Pero entonces Harari hace de su capa un sayo, y dice: si ya tenemos todo esto, ¿por qué simplemente quedarse aquí, por qué no seguir adelante, y avanzar pintando lo que pienso y no lo que veo (por ejemplo)? Y ahí es cuando la fascinación del lector-contemplador sube de punto.

Cuidado, son 7 viñetas: del Plano General, arriba, jump cut a corto de esa habitación con acción en secuencia. A este lado no está James Stewart con su cámara, pero casi.

Pero, a todo esto, decíamos lo de Intolerancia y eso, ¿verdad? Es que hay algo en la novela gráfica más avanzada, y de línea clara, y de color, que inevitablemente, aunque no sé si esto les gustará a sus autores, va derivando hacia el cine. Todavía no nos meteremos en el detalle milimétrico de si los planos primerísimos de cosas y su eje con los del personaje son así o asá: simplemente, parece delatarse esa vocación, o por lo menos esa tendencia, en las páginas en las que se suceden las viñetas sin palabra alguna, mostrando la narración y su progreso se diría que… como el cine (con perdón). En ocasiones estamos más cerca de un storyboard de los buenos; en otras ocasiones no es eso, sino narración visual directa. Antes y después de esta especie de interludios meramente visuales hay páginas en las que, por el contrario, lo que predomina es el diálogo y hasta la acotación o la narración de autor. No vamos a ser nosotros quienes prescribamos a la novela gráfica lo que tiene que hacer o dejar de hacer, claro.

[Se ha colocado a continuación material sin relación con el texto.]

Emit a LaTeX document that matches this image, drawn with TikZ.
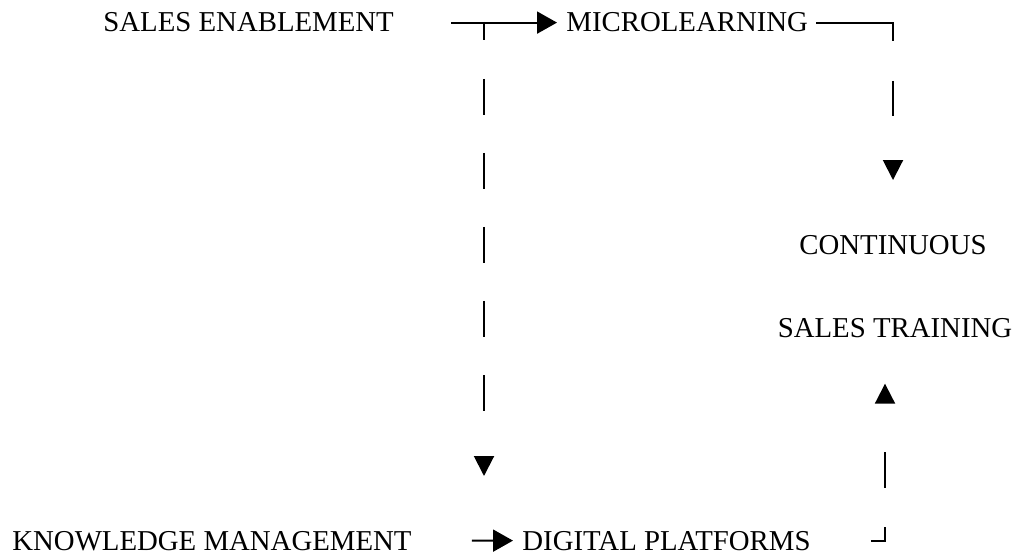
\documentclass[tikz,border=0pt]{standalone}
\usepackage{fontspec}
\setmainfont{Liberation Serif}
\usetikzlibrary{arrows.meta}

\begin{document}
\begin{tikzpicture}[x=0.5pt,y=-0.5pt,
    every node/.style={inner sep=0pt,font=\fontsize{14.4pt}{17pt}\selectfont},
    flow/.style={line width=1pt,-{Triangle[length=10pt,width=11pt]}},
    drop/.style={line width=1pt,-{Triangle[length=10pt,width=10pt]}}]
  \useasboundingbox (0,0) rectangle (1016,555);
  \path (103,32) node[anchor=base west] (enable) {SALES ENABLEMENT}
        (566,32) node[anchor=base west] (micro) {MICROLEARNING}
        (893,255) node[anchor=base] (cont) {CONTINUOUS}
        (895,337) node[anchor=base] (train) {SALES TRAINING}
        (12,550) node[anchor=base west] (know) {KNOWLEDGE MANAGEMENT}
        (522,550) node[anchor=base west] (digital) {DIGITAL PLATFORMS};
  \coordinate (split) at (484,22);
  \coordinate (dropL) at (484,476);
  \draw [flow,shorten <=28.5pt,shorten >=4.5pt] (enable.east) -- (micro.west);
  \draw [drop,dash pattern=on 9pt off 19.5pt on 18pt off 19pt on 18pt off 19pt on 18pt off 19pt on 18pt off 19pt on 18pt off 50pt] (split) -- (dropL);
  \draw [drop,shorten <=4pt,shorten >=27.75pt,dash pattern=on 47.5pt off 20pt on 17.5pt off 100pt] (micro.east) -| (cont.north);
  \draw [drop,shorten <=30pt,shorten >=23pt,dash pattern=on 14pt off 19.5pt on 18pt off 100pt] (digital.east) -| ([xshift=-5pt]train.south);
  \draw [flow,shorten <=30pt,shorten >=4.5pt] (know.east) -- (digital.west);
\end{tikzpicture}
\end{document}
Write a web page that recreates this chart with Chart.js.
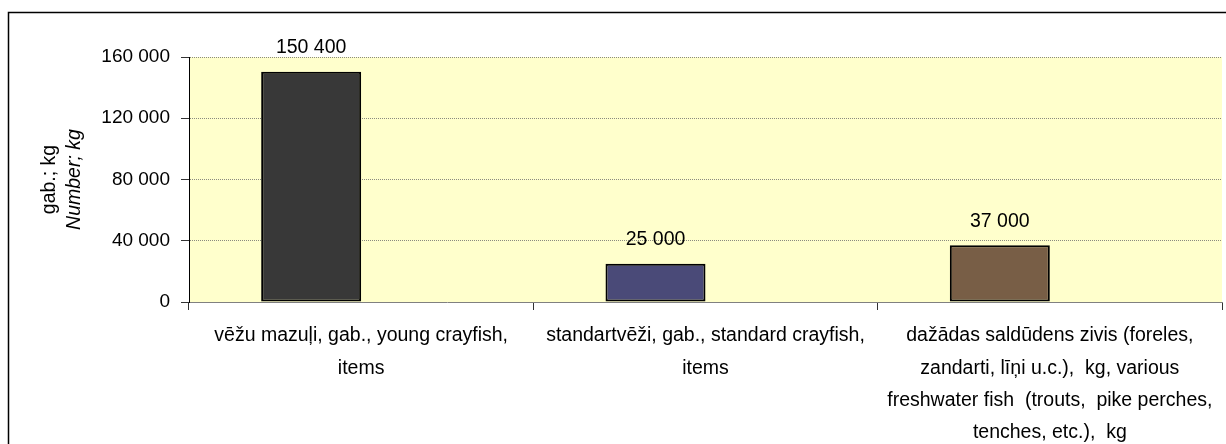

Solamente anotamos lo que vamos viendo y leyendo, porque lo que sí sabemos es que es un medio que (ahora sí opinamos) no está ni mucho menos terminado de configurar, y que a menudo da la impresión de seguir buscando y buscando su propio material expresivo. No sólo algo tan sencillo como «más imagen y menos palabras» ni lo contrario (aunque también), sino…

Pero lo bonito es que mientras busca o no busca, podemos deleitarnos un rato, o varios ratos, y hasta repetir el deleite, con obras tan bien trabajadas y con fundamentos tan bien asimilados y luego de tan bonito procesado como esta novela.